DATASET EXTRACT.
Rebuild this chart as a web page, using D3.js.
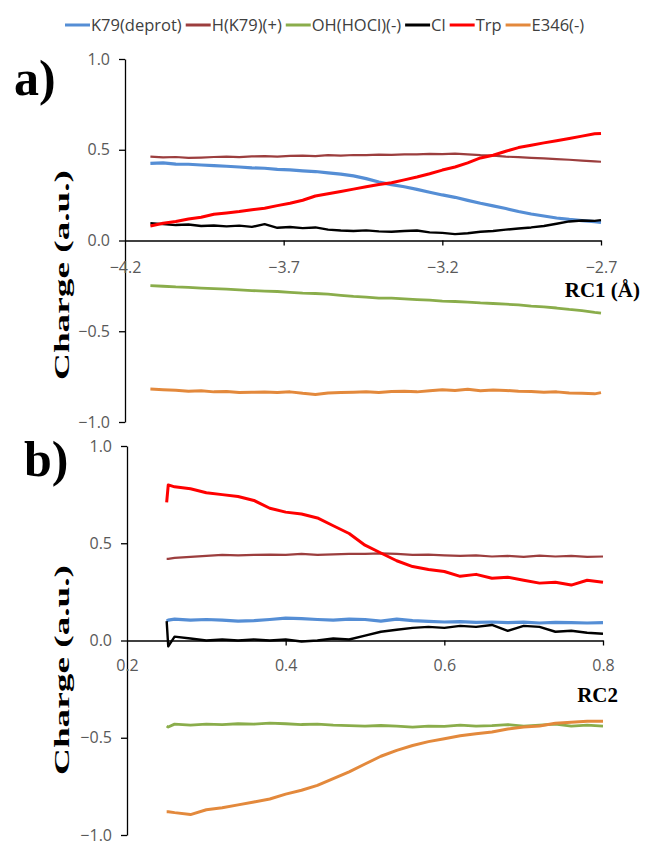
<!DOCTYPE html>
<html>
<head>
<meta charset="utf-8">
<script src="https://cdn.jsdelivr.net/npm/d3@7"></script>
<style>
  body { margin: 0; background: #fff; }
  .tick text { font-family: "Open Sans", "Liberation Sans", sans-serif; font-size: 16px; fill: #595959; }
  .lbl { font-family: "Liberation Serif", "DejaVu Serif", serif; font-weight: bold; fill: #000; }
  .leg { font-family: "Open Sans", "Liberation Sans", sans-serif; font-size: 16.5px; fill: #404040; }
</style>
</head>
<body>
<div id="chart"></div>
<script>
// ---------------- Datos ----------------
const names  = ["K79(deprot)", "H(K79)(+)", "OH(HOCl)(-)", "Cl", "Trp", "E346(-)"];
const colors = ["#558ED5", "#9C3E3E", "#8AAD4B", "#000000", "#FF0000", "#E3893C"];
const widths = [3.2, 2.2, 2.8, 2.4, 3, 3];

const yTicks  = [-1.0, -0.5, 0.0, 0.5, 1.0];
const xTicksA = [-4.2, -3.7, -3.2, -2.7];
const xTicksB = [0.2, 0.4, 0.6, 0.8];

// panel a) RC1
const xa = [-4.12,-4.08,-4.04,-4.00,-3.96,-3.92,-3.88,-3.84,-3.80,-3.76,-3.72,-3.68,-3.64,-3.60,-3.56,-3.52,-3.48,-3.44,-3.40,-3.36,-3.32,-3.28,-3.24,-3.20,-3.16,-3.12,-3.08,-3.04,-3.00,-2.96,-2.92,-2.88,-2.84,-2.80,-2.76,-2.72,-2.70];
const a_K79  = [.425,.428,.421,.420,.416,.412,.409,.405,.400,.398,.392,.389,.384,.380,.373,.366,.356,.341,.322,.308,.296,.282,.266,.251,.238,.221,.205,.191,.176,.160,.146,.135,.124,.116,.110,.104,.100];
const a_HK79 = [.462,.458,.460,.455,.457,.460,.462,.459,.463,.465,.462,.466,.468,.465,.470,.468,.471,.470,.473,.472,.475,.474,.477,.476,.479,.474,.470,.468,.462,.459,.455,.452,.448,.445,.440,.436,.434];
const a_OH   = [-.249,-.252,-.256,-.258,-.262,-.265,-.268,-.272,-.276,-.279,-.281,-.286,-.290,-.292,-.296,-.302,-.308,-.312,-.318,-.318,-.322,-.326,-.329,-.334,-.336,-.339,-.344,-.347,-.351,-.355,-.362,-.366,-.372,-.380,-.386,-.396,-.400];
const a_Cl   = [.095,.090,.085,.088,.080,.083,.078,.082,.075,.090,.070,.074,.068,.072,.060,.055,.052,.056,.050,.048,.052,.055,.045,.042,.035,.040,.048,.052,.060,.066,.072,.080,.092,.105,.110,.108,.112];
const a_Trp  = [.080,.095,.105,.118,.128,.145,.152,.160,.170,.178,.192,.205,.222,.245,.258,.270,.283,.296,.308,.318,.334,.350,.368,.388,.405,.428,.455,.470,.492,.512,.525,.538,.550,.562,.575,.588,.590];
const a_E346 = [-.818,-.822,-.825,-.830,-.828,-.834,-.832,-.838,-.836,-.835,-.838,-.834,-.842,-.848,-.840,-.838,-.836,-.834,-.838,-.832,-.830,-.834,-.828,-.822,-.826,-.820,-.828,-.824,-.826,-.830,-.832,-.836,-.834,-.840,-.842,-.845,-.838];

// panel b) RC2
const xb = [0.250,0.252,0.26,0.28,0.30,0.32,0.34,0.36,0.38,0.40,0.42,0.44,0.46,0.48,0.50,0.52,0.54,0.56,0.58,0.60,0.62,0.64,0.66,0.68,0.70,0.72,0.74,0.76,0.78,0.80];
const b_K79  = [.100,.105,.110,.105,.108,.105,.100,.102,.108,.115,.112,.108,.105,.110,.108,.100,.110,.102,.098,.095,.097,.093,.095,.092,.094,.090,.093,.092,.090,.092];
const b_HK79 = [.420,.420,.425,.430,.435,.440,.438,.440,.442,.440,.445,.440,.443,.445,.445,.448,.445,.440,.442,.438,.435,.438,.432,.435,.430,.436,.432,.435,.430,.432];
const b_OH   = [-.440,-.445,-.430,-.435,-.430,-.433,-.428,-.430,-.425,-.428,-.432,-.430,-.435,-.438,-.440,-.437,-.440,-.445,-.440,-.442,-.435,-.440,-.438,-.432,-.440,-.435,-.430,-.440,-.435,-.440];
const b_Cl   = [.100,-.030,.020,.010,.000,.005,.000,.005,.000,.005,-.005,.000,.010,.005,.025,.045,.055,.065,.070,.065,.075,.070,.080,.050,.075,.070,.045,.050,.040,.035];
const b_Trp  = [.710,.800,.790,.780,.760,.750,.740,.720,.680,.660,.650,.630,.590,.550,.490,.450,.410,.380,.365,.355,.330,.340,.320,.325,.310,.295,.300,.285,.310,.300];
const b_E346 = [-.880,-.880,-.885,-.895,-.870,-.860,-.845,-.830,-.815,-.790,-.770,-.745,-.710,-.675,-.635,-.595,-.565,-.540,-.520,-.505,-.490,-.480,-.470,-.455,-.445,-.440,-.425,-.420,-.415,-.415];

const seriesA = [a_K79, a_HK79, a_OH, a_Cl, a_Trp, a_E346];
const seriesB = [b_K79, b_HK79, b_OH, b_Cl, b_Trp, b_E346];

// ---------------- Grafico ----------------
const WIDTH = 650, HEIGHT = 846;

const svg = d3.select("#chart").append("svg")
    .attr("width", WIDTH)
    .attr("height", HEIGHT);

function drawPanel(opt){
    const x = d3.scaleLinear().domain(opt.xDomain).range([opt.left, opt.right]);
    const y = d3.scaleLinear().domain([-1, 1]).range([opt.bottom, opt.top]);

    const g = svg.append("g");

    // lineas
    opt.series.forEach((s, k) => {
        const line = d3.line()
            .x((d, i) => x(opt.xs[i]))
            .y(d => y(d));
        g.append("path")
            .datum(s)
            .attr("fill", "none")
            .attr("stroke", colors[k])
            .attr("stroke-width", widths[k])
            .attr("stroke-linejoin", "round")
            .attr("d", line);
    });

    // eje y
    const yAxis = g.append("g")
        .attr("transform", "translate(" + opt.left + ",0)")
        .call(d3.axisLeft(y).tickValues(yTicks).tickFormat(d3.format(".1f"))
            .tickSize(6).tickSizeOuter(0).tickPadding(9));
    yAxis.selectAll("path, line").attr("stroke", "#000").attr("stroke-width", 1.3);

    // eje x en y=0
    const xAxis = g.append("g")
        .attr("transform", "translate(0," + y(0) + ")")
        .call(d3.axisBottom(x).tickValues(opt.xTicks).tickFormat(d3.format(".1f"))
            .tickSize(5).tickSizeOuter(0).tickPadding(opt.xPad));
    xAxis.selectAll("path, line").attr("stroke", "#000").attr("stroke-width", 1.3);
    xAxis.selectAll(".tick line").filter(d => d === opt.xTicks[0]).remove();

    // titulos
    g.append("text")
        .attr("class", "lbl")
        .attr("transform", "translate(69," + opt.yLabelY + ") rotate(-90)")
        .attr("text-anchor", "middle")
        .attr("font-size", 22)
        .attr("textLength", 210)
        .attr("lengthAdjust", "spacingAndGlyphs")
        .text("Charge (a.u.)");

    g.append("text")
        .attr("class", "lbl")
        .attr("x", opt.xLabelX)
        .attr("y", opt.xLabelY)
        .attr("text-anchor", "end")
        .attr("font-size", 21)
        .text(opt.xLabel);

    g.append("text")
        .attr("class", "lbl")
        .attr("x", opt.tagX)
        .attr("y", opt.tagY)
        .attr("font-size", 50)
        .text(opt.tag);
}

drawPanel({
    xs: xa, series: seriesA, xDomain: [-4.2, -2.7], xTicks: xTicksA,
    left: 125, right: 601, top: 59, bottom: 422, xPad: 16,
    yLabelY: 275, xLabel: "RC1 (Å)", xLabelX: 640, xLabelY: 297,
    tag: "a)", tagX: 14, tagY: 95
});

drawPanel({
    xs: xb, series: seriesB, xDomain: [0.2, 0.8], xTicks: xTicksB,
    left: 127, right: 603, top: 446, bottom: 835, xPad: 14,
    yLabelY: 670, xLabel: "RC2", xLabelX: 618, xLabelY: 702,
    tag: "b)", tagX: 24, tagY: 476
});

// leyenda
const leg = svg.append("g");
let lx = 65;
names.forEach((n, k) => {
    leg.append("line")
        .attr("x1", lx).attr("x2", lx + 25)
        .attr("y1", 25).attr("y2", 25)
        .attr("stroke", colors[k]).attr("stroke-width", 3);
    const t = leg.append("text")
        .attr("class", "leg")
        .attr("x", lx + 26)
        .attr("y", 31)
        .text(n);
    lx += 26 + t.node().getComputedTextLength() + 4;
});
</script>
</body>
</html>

WHAT IS ASKED. Where a line contains the string "chart", extract that line.

SOLUTION FOR THIS EXERCISE.
Rebuild this chart as a web page, using D3.js.
<div id="chart"></div>
const svg = d3.select("#chart").append("svg")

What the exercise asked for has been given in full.